Goal of the exercise →
Pull each line holding the word "this" from the data.

Code that draws figures:

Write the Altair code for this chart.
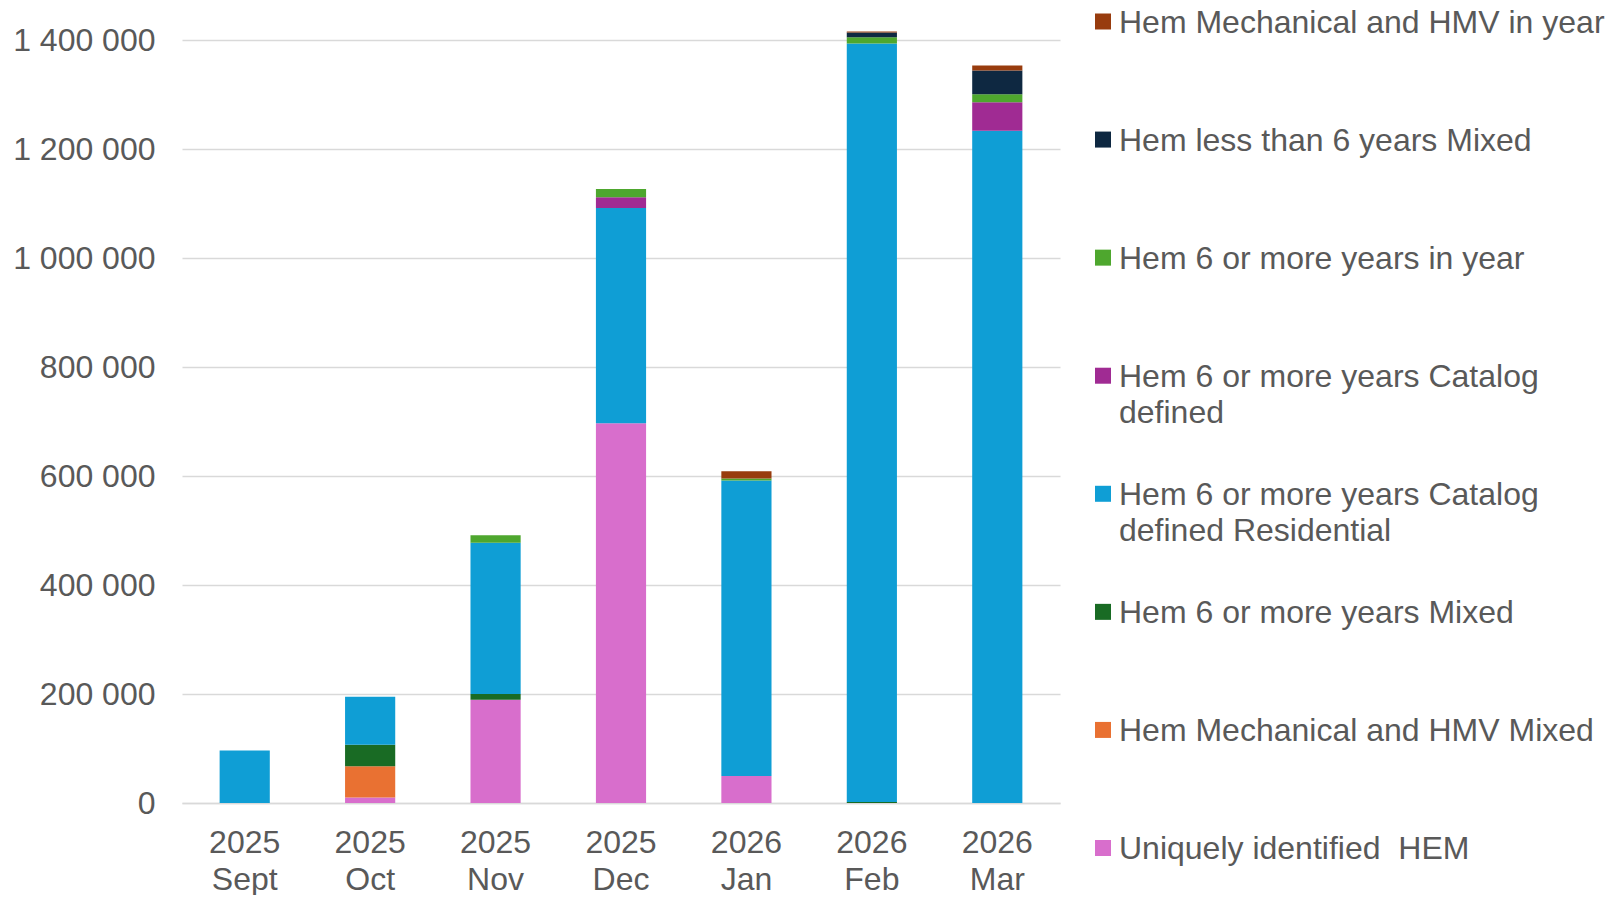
import altair as alt
import pandas as pd

months = ["2025 Sept", "2025 Oct", "2025 Nov", "2025 Dec", "2026 Jan", "2026 Feb", "2026 Mar"]

# stack order, bottom to top
series = [
    "Uniquely identified  HEM",
    "Hem Mechanical and HMV Mixed",
    "Hem 6 or more years Mixed",
    "Hem 6 or more years Catalog defined Residential",
    "Hem 6 or more years Catalog defined",
    "Hem 6 or more years in year",
    "Hem less than 6 years Mixed",
    "Hem Mechanical and HMV in year",
]
legend_text = [
    "Uniquely identified\u00a0 HEM",
    "Hem Mechanical and HMV Mixed",
    "Hem 6 or more years Mixed",
    "Hem 6 or more years Catalog\ndefined Residential",
    "Hem 6 or more years Catalog\ndefined",
    "Hem 6 or more years in year",
    "Hem less than 6 years Mixed",
    "Hem Mechanical and HMV in year",
]
colors = ["#D86ECC", "#E97132", "#196B24", "#0F9ED5", "#A02B93", "#4EA72E", "#0E2841", "#983C0E"]

uniquely = [0, 10000, 189500, 696800, 49700, 0, 0]
mech_mixed = [0, 57600, 0, 0, 0, 0, 0]
six_mixed = [0, 39200, 10500, 0, 0, 2000, 0]
residential = [96400, 88300, 277300, 395000, 542200, 1391600, 1233500]
catalog = [0, 0, 0, 19500, 0, 0, 52100]
in_year = [0, 0, 14000, 15500, 3700, 11600, 14700]
less_six = [0, 0, 0, 0, 0, 8600, 43600]
mech_in_year = [0, 0, 0, 0, 12900, 1800, 9200]

y_ticks = [0, 200000, 400000, 600000, 800000, 1000000, 1200000, 1400000]

all_values = [uniquely, mech_mixed, six_mixed, residential, catalog, in_year, less_six, mech_in_year]
rows = []
for i, (s, vals) in enumerate(zip(series, all_values)):
    for m, v in zip(months, vals):
        if v > 0:
            rows.append({"month": m, "series": s, "value": v, "stack": i})
bars_df = pd.DataFrame(rows)

legend_df = pd.DataFrame({"series": series[::-1], "label": legend_text[::-1]})

TEXT = "#595959"
FONT = "Liberation Sans"
color_scale = alt.Scale(domain=series, range=colors)

bars = alt.Chart(bars_df).mark_bar().encode(
    x=alt.X(
        "month:N",
        sort=months,
        scale=alt.Scale(paddingInner=0.6, paddingOuter=0.3),
        axis=alt.Axis(
            title=None, labelAngle=0, labelExpr="split(datum.label, ' ')",
            labelFontSize=32, labelColor=TEXT, labelLineHeight=37, labelBaseline="top",
            labelPadding=24, ticks=False, domainColor="#D9D9D9", domainWidth=1.5, grid=False,
        ),
    ),
    y=alt.Y(
        "value:Q",
        stack="zero",
        scale=alt.Scale(domain=[0, 1400000], nice=False),
        axis=alt.Axis(
            title=None, values=y_ticks,
            labelExpr="replace(format(datum.value, ','), regexp(',', 'g'), ' ')",
            labelFontSize=32, labelColor=TEXT, labelPadding=27, ticks=False, domain=False,
            gridColor="#D9D9D9", gridWidth=1.5,
        ),
    ),
    color=alt.Color("series:N", scale=color_scale, legend=None),
    order=alt.Order("stack:Q", sort="ascending"),
)

leg_y = alt.Y(
    "series:N", sort=series[::-1],
    scale=alt.Scale(type="point", range=[-18.5, 808], padding=0),
    axis=None,
)

squares = alt.Chart(legend_df).mark_square(size=256, opacity=1, strokeWidth=0).encode(
    x=alt.value(921),
    y=leg_y,
    color=alt.Color("series:N", scale=color_scale, legend=None),
)

texts = alt.Chart(legend_df).mark_text(
    align="left", baseline="top", dy=-14, fontSize=32, color=TEXT,
    lineBreak="\n", lineHeight=36, font=FONT,
).encode(
    x=alt.value(937),
    y=leg_y,
    text="label:N",
)

chart = (
    alt.layer(bars, squares, texts)
    .resolve_scale(y="independent")
    .resolve_axis(y="independent")
    .properties(
        width=878, height=763,
        padding={"left": 12, "top": 6, "right": 0, "bottom": 0},
        view=alt.ViewBackground(strokeWidth=0, strokeOpacity=0),
    )
    .configure_view(strokeWidth=0, strokeOpacity=0)
    .configure(font=FONT)
    .configure_axis(labelFont=FONT)
    .configure_axisY(domain=False)
)

chart.save("out.html", embed_options={"renderer": "svg", "actions": False})
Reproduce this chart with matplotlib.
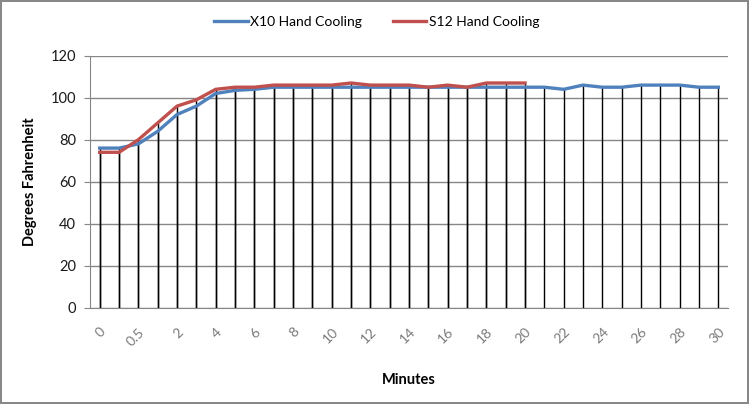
import matplotlib
matplotlib.use("Agg")
import matplotlib.pyplot as plt

plt.rcParams['font.family'] = ['Lato', 'DejaVu Sans']

# minutes (category axis, labels shown on every other one)
minutes = ['0', '0.25', '0.5', '1', '2', '3', '4', '5', '6', '7', '8', '9', '10', '11', '12', '13',
           '14', '15', '16', '17', '18', '19', '20', '21', '22', '23', '24', '25', '26', '27', '28',
           '29', '30']

x10 = [76, 76, 78, 84, 92, 96, 102, 103.5, 104, 105, 105, 105, 105, 105, 105, 105, 105,
       105, 105, 105, 105, 105, 105, 105, 104, 106, 105, 105, 106, 106, 106, 105, 105]
s12 = [74, 74, 80, 88, 96, 99, 104, 105, 105, 106, 106, 106, 106, 107, 106, 106, 106,
       105, 106, 105, 107, 107, 107]

blue = '#4F81BD'
red = '#C0504D'

fig = plt.figure(figsize=(7.49, 4.04), dpi=100)
fig.patch.set_edgecolor('#888888')
fig.patch.set_linewidth(1.5)
ax = fig.add_axes([0.1202, 0.2384, 0.8518, 0.6237])

xb = list(range(len(x10)))
xr = list(range(len(s12)))

# drop lines from each point to the axis
ax.vlines(xb, 0, x10, color='black', lw=1, zorder=2)
ax.vlines(xr, 0, s12, color='black', lw=1, zorder=2)

ax.plot(xb, x10, color=blue, lw=2.4, label='X10 Hand Cooling', zorder=3)
ax.plot(xr, s12, color=red, lw=2.4, label='S12 Hand Cooling', zorder=4)

ax.set_xlim(-0.5, len(minutes) - 0.5)
ax.set_ylim(0, 120)
ax.set_yticks(range(0, 121, 20))
ax.yaxis.grid(True, color='#878787', lw=1)
ax.set_axisbelow(True)

ax.set_xticks(xb[::2])
ax.set_xticklabels(minutes[::2], rotation=45, ha='right', va='top',
                   rotation_mode='anchor', color='#7a7a7a', fontsize=10)
ax.tick_params(axis='x', length=0, pad=13)
ax.tick_params(axis='y', length=4, color='#878787', labelsize=10.5, labelcolor='#1a1a1a', pad=6)

for s in ['top', 'right']:
    ax.spines[s].set_visible(False)
ax.spines['left'].set_color('#878787')
ax.spines['bottom'].set_color('#878787')

ax.set_xlabel('Minutes', fontweight='bold', fontsize=10.5, labelpad=18)
ax.set_ylabel('Degrees Fahrenheit', fontweight='bold', fontsize=10.5, labelpad=10)

fig.legend(loc='center', bbox_to_anchor=(0.503, 0.945), ncol=2, frameon=False,
           fontsize=10, handlelength=2.4, columnspacing=2.2, handletextpad=0.2)

fig.savefig('out.png', dpi=100)
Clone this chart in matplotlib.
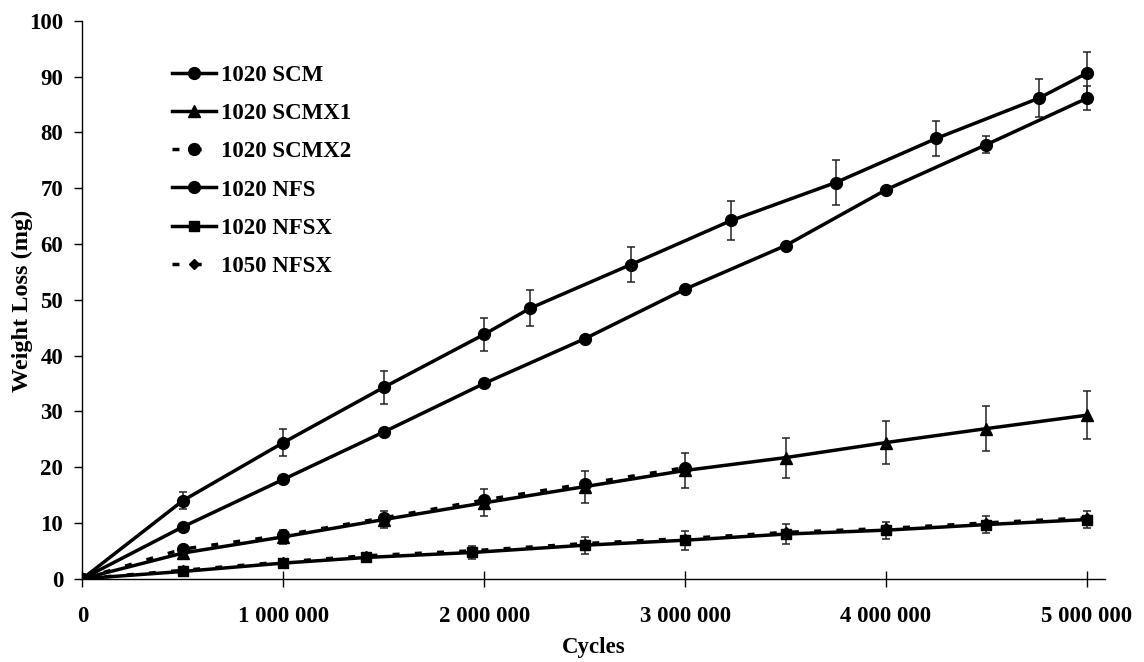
import matplotlib
matplotlib.use("Agg")
import matplotlib.pyplot as plt
from matplotlib.ticker import FuncFormatter, FixedLocator

plt.rcParams['font.family'] = ['Liberation Serif', 'DejaVu Serif']
plt.rcParams['font.weight'] = 'bold'

# ---------------- data ----------------
x_scm = [0, 500000, 1000000, 1500000, 2000000, 2230000, 2730000, 3230000, 3750000, 4250000, 4760000, 5000000]
y_scm = [0, 14.0, 24.4, 34.3, 43.8, 48.5, 56.3, 64.2, 71.0, 78.9, 86.1, 90.6]
e_scm = [0, 1.55, 2.4, 3.0, 3.0, 3.2, 3.2, 3.55, 4.05, 3.2, 3.4, 3.8]

x_scmx1 = [0, 500000, 1000000, 1500000, 2000000, 2500000, 3000000, 3500000, 4000000, 4500000, 5000000]
y_scmx1 = [0, 4.6, 7.5, 10.6, 13.6, 16.5, 19.4, 21.7, 24.4, 26.9, 29.3]
e_scmx1 = [0, 0.6, 1.3, 1.6, 2.4, 2.85, 3.15, 3.6, 3.9, 4.1, 4.35]

x_scmx2 = [0, 500000, 1000000, 1500000, 2000000, 2500000, 3000000]
y_scmx2 = [0, 5.3, 7.8, 10.9, 14.1, 17.0, 19.9]

x_nfs = [0, 500000, 1000000, 1500000, 2000000, 2500000, 3000000, 3500000, 4000000, 4500000, 5000000]
y_nfs = [0, 9.3, 17.8, 26.3, 35.0, 43.0, 51.9, 59.7, 69.7, 77.8, 86.1]
e_nfs = [0, 0, 0, 0, 0, 0, 0, 0, 0, 1.5, 2.15]

x_nfsx = [0, 500000, 1000000, 1410000, 1940000, 2500000, 3000000, 3500000, 4000000, 4500000, 5000000]
y_nfsx = [0, 1.3, 2.8, 3.8, 4.7, 6.0, 6.9, 8.0, 8.7, 9.7, 10.6]
e_nfsx = [0, 0.4, 0.6, 0.7, 1.2, 1.5, 1.7, 1.8, 1.5, 1.45, 1.6]

x_1050 = [0, 500000, 1000000, 1410000, 1940000, 2500000, 3000000, 3500000, 4000000, 4500000, 5000000]
y_1050 = [0, 1.5, 3.0, 4.1, 5.0, 6.3, 7.2, 8.3, 9.0, 10.0, 10.9]

x_ticks = [0, 1000000, 2000000, 3000000, 4000000, 5000000]
y_ticks = [0, 10, 20, 30, 40, 50, 60, 70, 80, 90, 100]

# ---------------- figure ----------------
W, H = 1144, 662
fig = plt.figure(figsize=(W / 100, H / 100), dpi=100)
ax = fig.add_axes([82.5 / W, 1 - 578.7 / H, (1105 - 82.5) / W, (578.7 - 20.7) / H])

lw = 2.5
dash = (0, (2.0, 4.4))
ecol = '#222222'

# error bars
for xs, ys, es in [(x_scm, y_scm, e_scm), (x_scmx1, y_scmx1, e_scmx1),
                   (x_nfs, y_nfs, e_nfs), (x_nfsx, y_nfsx, e_nfsx)]:
    ax.errorbar(xs, ys, yerr=es, fmt='none', ecolor=ecol, elinewidth=1.1,
                capsize=3.2, capthick=1.1, zorder=2)

# dashed series
l3, = ax.plot(x_scmx2, y_scmx2, color='black', lw=lw, ls=dash, marker='o', ms=8.5, zorder=3, label='1020 SCMX2')
l6, = ax.plot(x_1050, y_1050, color='black', lw=lw, ls=dash, marker='D', ms=5.5, zorder=3, label='1050 NFSX')
# solid series
l1, = ax.plot(x_scm, y_scm, color='black', lw=lw, marker='o', ms=8.5, zorder=4, label='1020 SCM')
l2, = ax.plot(x_scmx1, y_scmx1, color='black', lw=lw, marker='^', ms=8.5, zorder=4, label='1020 SCMX1')
l4, = ax.plot(x_nfs, y_nfs, color='black', lw=lw, marker='o', ms=8.5, zorder=4, label='1020 NFS')
l5, = ax.plot(x_nfsx, y_nfsx, color='black', lw=lw, marker='s', ms=7.5, zorder=5, label='1020 NFSX')

ax.set_xlim(0, 5090000)
ax.set_ylim(0, 100)
ax.xaxis.set_major_locator(FixedLocator(x_ticks))
ax.yaxis.set_major_locator(FixedLocator(y_ticks))
ax.xaxis.set_major_formatter(FuncFormatter(lambda v, p: '{:,}'.format(int(round(v))).replace(',', ' ')))

for s in ['top', 'right']:
    ax.spines[s].set_visible(False)
for s in ['left', 'bottom']:
    ax.spines[s].set_linewidth(1.0)
    ax.spines[s].set_color('black')

fs = 16.5
ax.tick_params(axis='y', direction='out', length=6, width=1.0, pad=8, labelsize=fs)
ax.tick_params(axis='x', direction='inout', length=12, width=1.0, pad=14, labelsize=fs)
for lab in ax.get_xticklabels() + ax.get_yticklabels():
    lab.set_fontweight('bold')

ax.set_xlabel('Cycles', fontsize=fs, fontweight='bold', labelpad=6.5)
ax.set_ylabel('Weight Loss (mg)', fontsize=17.5, fontweight='bold')
ax.yaxis.set_label_coords((33 - 82.5) / (1105 - 82.5), (578.7 - 301) / 558)

leg = ax.legend(handles=[l1, l2, l3, l4, l5, l6], loc='upper left',
                bbox_to_anchor=(0.0875, 0.921), frameon=False, borderaxespad=0,
                borderpad=0, handlelength=1.9, handletextpad=0.25, labelspacing=0.75,
                prop={'size': fs, 'weight': 'bold'})

fig.savefig('out.png', dpi=100)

Full response →
Write the Altair code for this chart.
Reproduce this chart with matplotlib.
Clone this chart in matplotlib.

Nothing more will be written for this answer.